A compact collection of lyric sonnets and short poems ranging from intimate meditations to more formal exercises. Many pieces probe impermanence, longing, and the pursuit of beauty, alternating quiet elegies on loss and weariness with assertions of resilience, desire, and contemplative rest. The final sequence adapts and reimagines Persian odes, evoking Hafez’s spirit rather than literal translation. Poetic forms shift between sonnet-like structures and freer lyrics, unified by musical diction, images of nature and wandering, and a tone that balances elegiac restraint with vivid sensory detail.

32

I said, ‘Thou knowest, O all-knowing Friend,
My trouble for thee’. He said ‘Speak not so:
Thy sorrow came; thy sorrow too shall go.’

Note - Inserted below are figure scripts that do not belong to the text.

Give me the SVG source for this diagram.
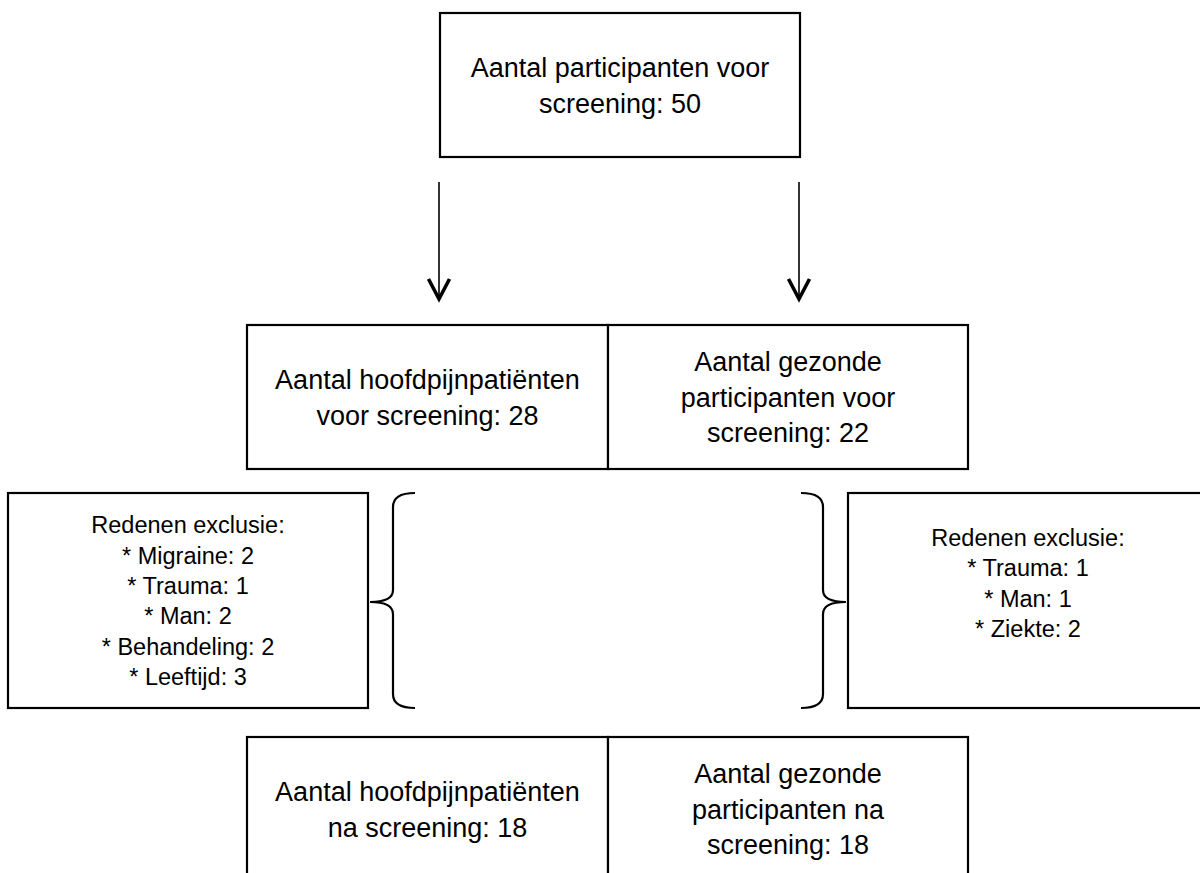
<svg xmlns="http://www.w3.org/2000/svg" width="1200" height="873" viewBox="0 0 1200 873">
<defs>
<style>
.box{fill:#fff;stroke:#000;stroke-width:2.2}
.t{font-family:"Liberation Sans",Arial,sans-serif;font-size:27px;fill:#000;text-anchor:middle}
.s{font-family:"Liberation Sans",Arial,sans-serif;font-size:23.5px;fill:#000;text-anchor:middle}
.ln{fill:none;stroke:#000;stroke-width:1.6}
.head{fill:none;stroke:#000;stroke-width:3.6;stroke-linejoin:miter}
.brace{fill:none;stroke:#000;stroke-width:2.2}
</style>
</defs>
<rect width="1200" height="873" fill="#fff"/>
<g id="top">
<rect class="box" x="440" y="13" width="360" height="144"/>
<text class="t" x="620" y="77">Aantal participanten voor</text>
<text class="t" x="620" y="112.5">screening: 50</text>
</g>
<g id="connectors">
<line class="ln" x1="439" y1="182" x2="439" y2="298"/>
<path class="head" d="M428.5 279 L439 299 L449.5 279"/>
<line class="ln" x1="799" y1="182" x2="799" y2="298"/>
<path class="head" d="M788.5 279 L799 299 L809.5 279"/>
<path class="brace" d="M415 493 Q393 493 393 507 L393 590 Q393 602 370 602 Q393 602 393 614 L393 694 Q393 708 415 708"/>
<path class="brace" d="M801 493 Q823 493 823 507 L823 590 Q823 602 846 602 Q823 602 823 614 L823 694 Q823 708 801 708"/>
</g>
<g id="mid-left">
<rect class="box" x="247" y="325" width="361" height="144"/>
<text class="t" x="427.5" y="389">Aantal hoofdpijnpatiënten</text>
<text class="t" x="427.5" y="424.5">voor screening: 28</text>
</g>
<g id="mid-right">
<rect class="box" x="608" y="325" width="360" height="144"/>
<text class="t" x="788" y="371">Aantal gezonde</text>
<text class="t" x="788" y="406.5">participanten voor</text>
<text class="t" x="788" y="442">screening: 22</text>
</g>
<g id="excl-left">
<rect class="box" x="8" y="493" width="360" height="215"/>
<text class="s" x="188" y="533">Redenen exclusie:</text>
<text class="s" x="188" y="563.5">* Migraine: 2</text>
<text class="s" x="188" y="594">* Trauma: 1</text>
<text class="s" x="188" y="624">* Man: 2</text>
<text class="s" x="188" y="654.5">* Behandeling: 2</text>
<text class="s" x="188" y="684.5">* Leeftijd: 3</text>
</g>
<g id="excl-right">
<rect class="box" x="848" y="493" width="360" height="215"/>
<text class="s" x="1028" y="545.5">Redenen exclusie:</text>
<text class="s" x="1028" y="576">* Trauma: 1</text>
<text class="s" x="1028" y="606.5">* Man: 1</text>
<text class="s" x="1028" y="637">* Ziekte: 2</text>
</g>
<g id="bottom-left">
<rect class="box" x="247" y="737" width="361" height="144"/>
<text class="t" x="427.5" y="801">Aantal hoofdpijnpatiënten</text>
<text class="t" x="427.5" y="836.5">na screening: 18</text>
</g>
<g id="bottom-right">
<rect class="box" x="608" y="737" width="360" height="144"/>
<text class="t" x="788" y="783">Aantal gezonde</text>
<text class="t" x="788" y="818.5">participanten na</text>
<text class="t" x="788" y="854">screening: 18</text>
</g>
</svg>
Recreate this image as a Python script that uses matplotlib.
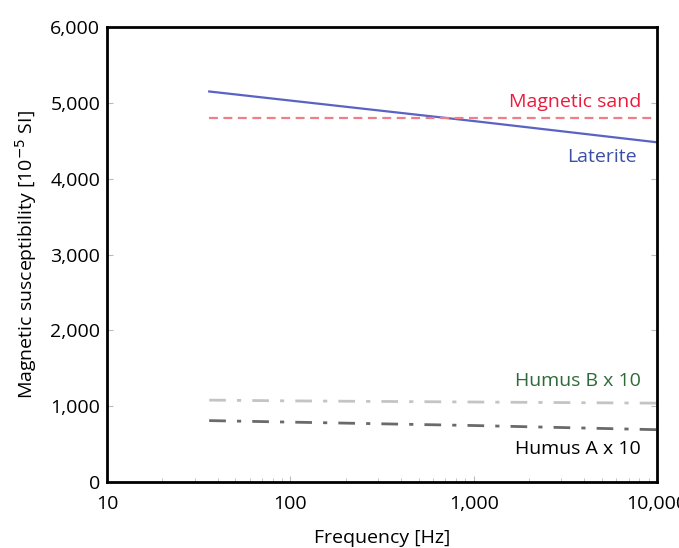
import matplotlib
matplotlib.use('Agg')
from matplotlib import pyplot as plt
from matplotlib.ticker import FuncFormatter, LogLocator, NullFormatter

plt.rcParams['font.family'] = ['Open Sans', 'DejaVu Sans']

# frequencies [Hz] and susceptibilities [10^-5 SI]
freq = [36, 100, 1000, 10000]
laterite = [5150, 5030, 4760, 4480]
magnetic_sand = [4800, 4800, 4800, 4800]
humus_b = [1080, 1070, 1055, 1040]
humus_a = [810, 790, 745, 690]

fig = plt.figure(figsize=(6.79, 5.48), dpi=100)
ax = fig.add_axes([0.158, 0.1204, 0.8095, 0.8303])

ax.plot(freq, laterite, c='#5a63c4', lw=1.6)
ax.plot(freq, magnetic_sand, c='#ee7f8a', lw=1.6, ls=(0, (4, 2.5)))
ax.plot(freq, humus_b, c='#c4c4c4', lw=2.0, ls=(0, (6, 4, 1.5, 4)))
ax.plot(freq, humus_a, c='#6a6a6a', lw=2.0, ls=(0, (6, 4, 1.5, 4)))

ax.set_xscale('log')
ax.set_xlim(10, 10000)
ax.set_ylim(0, 6000)
ax.set_xticks([10, 100, 1000, 10000])
ax.xaxis.set_minor_locator(LogLocator(base=10, subs=range(2, 10)))
ax.xaxis.set_minor_formatter(NullFormatter())
ax.set_yticks(range(0, 6001, 1000))
fmt = FuncFormatter(lambda v, p: '{:,.0f}'.format(v))
ax.xaxis.set_major_formatter(fmt)
ax.yaxis.set_major_formatter(fmt)

ax.tick_params(which='both', direction='in', color='#bbbbbb', labelsize=14,
               top=False, right=True)
ax.tick_params(which='major', length=4, pad=5)
ax.tick_params(axis='x', which='major', pad=9)
ax.tick_params(which='minor', length=3)
for s in ax.spines.values():
    s.set_linewidth(2)
    s.set_color('black')

fs = 14
ax.text(0.971, 0.836, 'Magnetic sand', color='#ea1b3c', fontsize=fs,
        ha='right', va='center', transform=ax.transAxes)
ax.text(0.964, 0.714, 'Laterite', color='#3b4fa8', fontsize=fs,
        ha='right', va='center', transform=ax.transAxes)
ax.text(0.971, 0.222, 'Humus B x 10', color='#2e6b3a', fontsize=fs,
        ha='right', va='center', transform=ax.transAxes)
ax.text(0.971, 0.073, 'Humus A x 10', color='black', fontsize=fs,
        ha='right', va='center', transform=ax.transAxes)

ax.set_xlabel('Frequency [Hz]', fontsize=fs, labelpad=12)
ax.set_ylabel('Magnetic susceptibility [10$^{-5}$ SI]', fontsize=fs, labelpad=8)

fig.savefig('out.png', dpi=100)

I said, ‘O light of Truth, when wilt thou spend
Thy radiance?’ Answer heard I, ‘It may be
This will not alway be denied to thee.’
I said, ‘O Merciful, when wilt to me
Show mercy?’ He replied ‘Till that time is
Endure thou patiently my tyrannies.’
I said again, ‘All-seeing, who dost see
How long is pain, behold’st thou not then too
How short sweet joy was?’—Answer’d he anew,
‘Be not thus comfortless, but comprehend:
Ev’n as thy joys, thy sorrows too shall end.’